Stanford Cardiovascular Institute: Building on a rich history of leadership in research, clinical, and education programs in cardiovascular medicine, the institute explores the genetics of heart disease, the development of cardiac assist devices, new surgical techniques, and methods of repairing heart damage.

Neuroscience Institute at Stanford: Deciphering the mysteries of the human brain requires a deeper understanding of the interplay among genes, cells, circuits, and behavior.

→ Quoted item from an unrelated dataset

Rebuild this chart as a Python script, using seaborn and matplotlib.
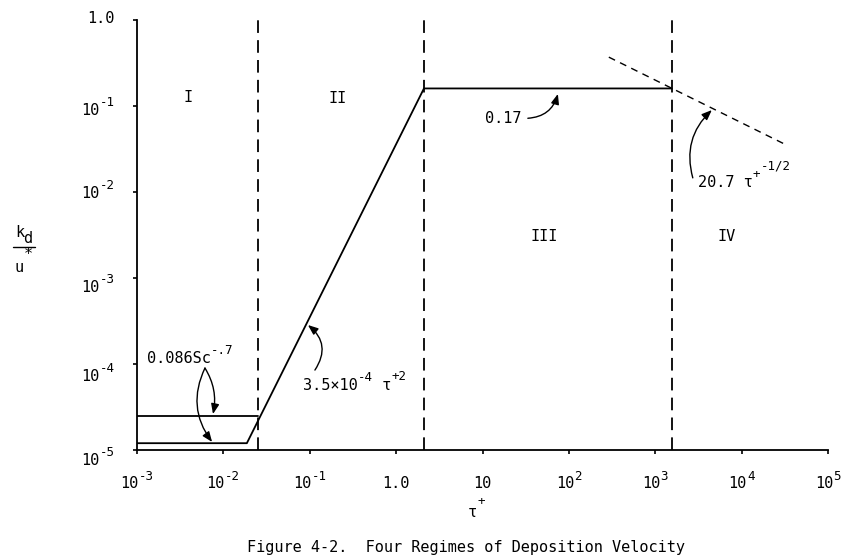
import matplotlib
matplotlib.use("Agg")
import matplotlib.pyplot as plt
import seaborn as sns
from matplotlib.lines import Line2D
from matplotlib.ticker import NullLocator

# ------------------------------------------------------------------
# values (tau+ on x, k_d/u* on y, both log)
# ------------------------------------------------------------------
curve_tau = [1e-3, 0.0187, 2.1, 1550.0]
curve_kd = [1.2e-5, 1.2e-5, 0.16, 0.16]

upper_tau = [1e-3, 0.025]
upper_kd = [2.5e-5, 2.5e-5]

regime_bounds = [0.025, 2.1, 1550.0]

slope_tau = [290.0, 33400.0]
slope_kd = [0.37, 0.035]

regime_names = ["I", "II", "III", "IV"]
regime_tau = [3.9e-3, 0.21, 52.0, 6750.0]
regime_kd = [0.124, 0.122, 3.0e-3, 3.0e-3]

x_ticks = [1e-3, 1e-2, 1e-1, 1.0, 10.0, 1e2, 1e3, 1e4, 1e5]
x_base = ["10", "10", "10", "1.0", "10", "10", "10", "10", "10"]
x_sup = ["-3", "-2", "-1", "", "", "2", "3", "4", "5"]

y_ticks = [1e-5, 1e-4, 1e-3, 1e-2, 1e-1, 1.0]
y_base = ["10", "10", "10", "10", "10", "1.0"]
y_sup = ["-5", "-4", "-3", "-2", "-1", ""]
y_drop = [15, 17, 14, 6, 9, 3]   # hand lettered labels sit a bit low

W, H = 858, 557
PX = 100 / 72          # pixels per point
FS, SFS = 11, 9        # base / superscript font sizes

sns.set_theme(style="ticks")
plt.rcParams["font.family"] = ["DejaVu Sans Mono", "DejaVu Sans"]
plt.rcParams["text.color"] = "black"

fig = plt.figure(figsize=(W / 100, H / 100), dpi=100)
ax = fig.add_subplot(111)
fig.subplots_adjust(left=137 / W, right=828 / W, bottom=1 - 450 / H, top=1 - 20 / H)


def seg_text(x, y, parts, xycoords, dx=0, dy=0, ha="left"):
    # lay out base + superscript pieces side by side (monospace font)
    widths = [len(s) * 0.602 * fs * PX for s, fs, _ in parts]
    total = sum(widths)
    start = dx - {"left": 0, "center": total / 2, "right": total}[ha]
    for (s, fs, rise), w in zip(parts, widths):
        if s:
            ax.annotate(s, (x, y), xycoords=xycoords, xytext=(start, dy + rise),
                        textcoords="offset pixels", ha="left", va="baseline",
                        fontsize=fs, color="black", annotation_clip=False)
        start += w


ax.set_xscale("log")
ax.set_yscale("log")

# main deposition curve
sns.lineplot(x=curve_tau, y=curve_kd, ax=ax, color="black", lw=1.3,
             sort=False, estimator=None)
sns.lineplot(x=upper_tau, y=upper_kd, ax=ax, color="black", lw=1.3,
             sort=False, estimator=None)
# regime IV asymptote
sns.lineplot(x=slope_tau, y=slope_kd, ax=ax, color="black", lw=1.0,
             sort=False, estimator=None, linestyle=(0, (5, 4)))

for b in regime_bounds:
    ax.axvline(b, color="black", lw=1.3, ls=(0, (7, 4)))

for name, t, k in zip(regime_names, regime_tau, regime_kd):
    ax.text(t, k, name, ha="center", va="center", fontsize=FS, color="black")

arrow = dict(arrowstyle="-|>,head_length=0.5,head_width=0.2", color="black",
             lw=1.0, shrinkA=0, shrinkB=0)

# 0.17
seg_text(17.5, 0.0634, [("0.17", FS, 0)], "data", ha="center")
ax.annotate("", xy=(74.6, 0.138), xytext=(33.5, 0.072),
            arrowprops=dict(arrow, connectionstyle="arc3,rad=0.35"))

# 20.7 tau^-1/2
seg_text(3110, 0.01143, [("20.7 τ", FS, 0), ("+", SFS, 9), ("-1/2", SFS, 18)], "data")
ax.annotate("", xy=(4520, 0.0897), xytext=(2720, 0.0146),
            arrowprops=dict(arrow, connectionstyle="arc3,rad=-0.3"))

# 3.5e-4 tau^2
seg_text(0.0834, 4.99e-5, [("3.5×10", FS, 0), ("-4", SFS, 9), (" τ", FS, 0), ("+2", SFS, 10)], "data")
ax.annotate("", xy=(0.0953, 2.84e-4), xytext=(0.1148, 8.5e-5),
            arrowprops=dict(arrow, connectionstyle="arc3,rad=0.45"))

# 0.086 Sc^-.7
seg_text(1.305e-3, 1.027e-4, [("0.086Sc", FS, 0), ("-.7", SFS, 9)], "data")
ax.annotate("", xy=(7.58e-3, 2.62e-5), xytext=(6.12e-3, 8.97e-5),
            arrowprops=dict(arrow, connectionstyle="arc3,rad=-0.2"))
ax.annotate("", xy=(7.4e-3, 1.24e-5), xytext=(6.12e-3, 8.97e-5),
            arrowprops=dict(arrow, connectionstyle="arc3,rad=0.3"))

ax.set_xlim(1e-3, 1e5)
ax.set_ylim(1e-5, 1.0)
ax.set_xticks(x_ticks, [""] * len(x_ticks))
ax.set_yticks(y_ticks, [""] * len(y_ticks))
ax.xaxis.set_minor_locator(NullLocator())
ax.yaxis.set_minor_locator(NullLocator())
ax.tick_params(axis="both", direction="out", length=3, width=1.2, colors="black")
sns.despine(ax=ax)
for s in ["left", "bottom"]:
    ax.spines[s].set_linewidth(1.3)
    ax.spines[s].set_color("black")
ax.set_xlabel("")
ax.set_ylabel("")

# tick labels with full-size superscripts
for t, b, s in zip(x_ticks, x_base, x_sup):
    seg_text(t, 0, [(b, FS, 0), (s, SFS, 8)], ("data", "axes fraction"),
             dy=-38, ha="center")
for t, b, s, d in zip(y_ticks, y_base, y_sup, y_drop):
    seg_text(0, t, [(b, FS, 0), (s, SFS, 9)], ("axes fraction", "data"),
             dx=-22, dy=-d, ha="right")

# axis titles
seg_text(468, H - 517, [("τ", FS, 0), ("+", SFS, 12)], "figure pixels")
seg_text(15, H - 237, [("k", FS, 0)], "figure pixels")
seg_text(23, H - 243, [("d", FS, 0)], "figure pixels")
seg_text(15, H - 272, [("u", FS, 0)], "figure pixels")
seg_text(24, H - 259, [("*", FS, 0)], "figure pixels")
fig.add_artist(Line2D([13 / W, 35 / W], [1 - 247 / H, 1 - 247 / H],
                      color="black", lw=1.0))

fig.text(466 / W, 1 - 552 / H, "Figure 4-2.  Four Regimes of Deposition Velocity",
         ha="center", va="baseline", fontsize=FS, color="black")

fig.savefig("out.png", dpi=100, facecolor="white")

The institute’s experts investigate how the brain develops, the biological causes of developmental disorders, the mechanisms that enable the brain to recover from injury, and both normal and abnormal behavior.

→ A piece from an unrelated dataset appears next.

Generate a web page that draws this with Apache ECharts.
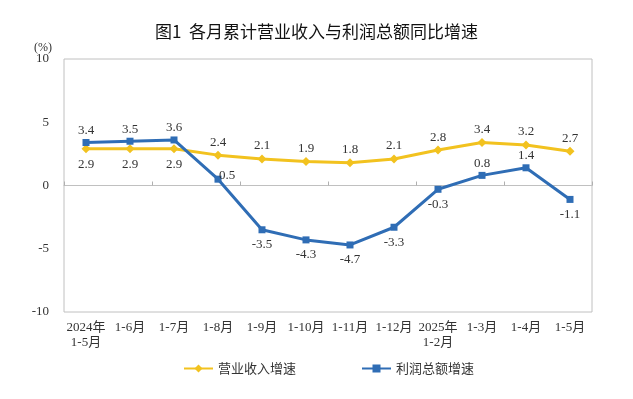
<!DOCTYPE html>
<html>
<head>
<meta charset="utf-8">
<script src="https://cdn.jsdelivr.net/npm/echarts@6/dist/echarts.min.js"></script>
<style>html,body{margin:0;padding:0;background:#fff;}#c{width:633px;height:399px;}</style>
</head>
<body>
<div id="c"></div>
<script>
var categories = ['2024年\n1-5月','1-6月','1-7月','1-8月','1-9月','1-10月','1-11月','1-12月','2025年\n1-2月','1-3月','1-4月','1-5月'];
var revenueGrowth = [2.9, 2.9, 2.9, 2.4, 2.1, 1.9, 1.8, 2.1, 2.8, 3.4, 3.2, 2.7];
var profitGrowth = [3.4, 3.5, 3.6, 0.5, -3.5, -4.3, -4.7, -3.3, -0.3, 0.8, 1.4, -1.1];
var revenueLabelPos = ['bottom','bottom','bottom','top','top','top','top','top','top','top','top','top'];
var profitLabelPos = ['top','top','top','top','bottom','bottom','bottom','bottom','bottom','top','top','bottom'];
var yTicks = [-10, -5, 0, 5, 10];

var serif = '"Liberation Serif","Times New Roman","Noto Sans CJK SC",serif';
var YELLOW = '#F2C21F';
var BLUE = '#2F6DB5';

function buildData(values, positions, special) {
  return values.map(function (v, i) {
    var pos = positions[i];
    var lab = { position: pos, distance: pos === 'top' ? 2 : 5 };
    if (special && special[i]) { Object.assign(lab, special[i]); }
    return { value: v, label: lab };
  });
}

var chart = echarts.init(document.getElementById('c'), null, { renderer: 'canvas' });
chart.setOption({
  backgroundColor: '#fff',
  animation: false,
  title: [
    { text: '图1  各月累计营业收入与利润总额同比增速', left: 'center', top: 23, padding: 0,
      textStyle: { fontSize: 17, fontWeight: 'normal', color: '#111', fontFamily: '"Noto Sans CJK SC",sans-serif' } },
    { text: '(%)', left: 34, top: 42, padding: 0,
      textStyle: { fontSize: 12, fontWeight: 'normal', color: '#333', fontFamily: serif } }
  ],
  grid: { left: 64, right: 41, top: 59, bottom: 87, show: true, borderColor: '#c0c0c0', borderWidth: 1, containLabel: false },
  legend: {
    left: 178, top: 357, itemWidth: 29, itemHeight: 10, itemGap: 65,
    textStyle: { fontSize: 13, color: '#333', fontFamily: '"Noto Sans CJK SC",sans-serif' },
    data: ['营业收入增速', '利润总额增速']
  },
  xAxis: [
    { type: 'category', data: categories, boundaryGap: true,
      axisLine: { onZero: true, lineStyle: { color: '#c0c0c0', width: 1 } },
      axisTick: { show: true, inside: true, length: 4, lineStyle: { color: '#b0b0b0' } },
      axisLabel: { show: false }, splitLine: { show: false } },
    { type: 'category', data: categories, boundaryGap: true, position: 'bottom',
      axisLine: { show: false, onZero: false }, axisTick: { show: false },
      axisLabel: { show: true, margin: 8, interval: 0, fontSize: 13, lineHeight: 15, color: '#333', fontFamily: serif },
      splitLine: { show: false } }
  ],
  yAxis: {
    type: 'value', min: yTicks[0], max: yTicks[yTicks.length - 1], interval: 5,
    axisLine: { show: false }, axisTick: { show: false }, splitLine: { show: false },
    axisLabel: { margin: 15, fontSize: 13, color: '#333', fontFamily: serif }
  },
  series: [
    { name: '营业收入增速', type: 'line', xAxisIndex: 0,
      data: buildData(revenueGrowth, revenueLabelPos),
      symbol: 'diamond', symbolSize: 9,
      lineStyle: { color: YELLOW, width: 3 }, itemStyle: { color: YELLOW },
      label: { show: true, fontSize: 13, color: '#333', fontFamily: serif },
      z: 2 },
    { name: '利润总额增速', type: 'line', xAxisIndex: 0,
      data: buildData(profitGrowth, profitLabelPos, { 3: { offset: [9, 8] } }),
      symbol: 'rect', symbolSize: 7,
      lineStyle: { color: BLUE, width: 3 }, itemStyle: { color: BLUE },
      label: { show: true, fontSize: 13, color: '#333', fontFamily: serif },
      z: 3 }
  ]
});
</script>
</body>
</html>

Stanford Institute for Immunity, Transplantation, and Infection: To understand the immune system’s ability to defend the body against foreign invaders at the molecular and cellular level, the institute examines the immune system on three levels: how to make the immune system more effective at preventing microorganisms from flourishing; how to quell it when it attacks the body in autoimmune conditions, such as multiple sclerosis; and how to keep it from rejecting transplanted organs.

Q. What’s distinctive about our approach to research at Stanford?

A. We’re building on what Stanford has done so well over the years— not just excellence in basic science, but creating new interdisciplinary connections. That’s part of the Stanford fabric, thinking outside the box about connections between life sciences and physical sciences, social sciences, and more. Because we’re small, we’re picking certain areas where we can use our unique talents and then reach out to the rest of the university and connect to our hospitals as well. That’s led to the new Stanford Institutes of Medicine and to strategic cross-cutting across traditional academic boundaries through our institutes.

Q. How do you see the interplay between wellness and disease?

A. Over the last century, we’ve focused on disease management in medicine. But we know that most illnesses are a combination of genetics and environmental interactions. Of course, there are things we all can do to lessen our own risks, primarily exercise and diet. I’m an avid long-distance runner—about 50 to 70 miles a week—and I try to compete in at least two or three marathons a year. I’m an aged athlete, but I continue because I enjoy running. And I talk about it, because I want people to know that even with a busy life and schedule, we’ve got to make time. So, I start my day at 4 a.m., and I run and listen to abridged books on my iPod. It’s a way to expand mind and body.

Q. What are the obstacles to achieving the mission?

A. We are a nation devoid of a health-care system. We are No. 1 in the world only in administrative overhead costs. We’re heading toward a crisis. We’re facing major challenges in funding for research. We’re on a collision course between science and religion. We’re at the threshold of so many discoveries, but if we don’t have the resources, or a health-care system that allows medical care and new innovations to be made broadly available, it won’t matter.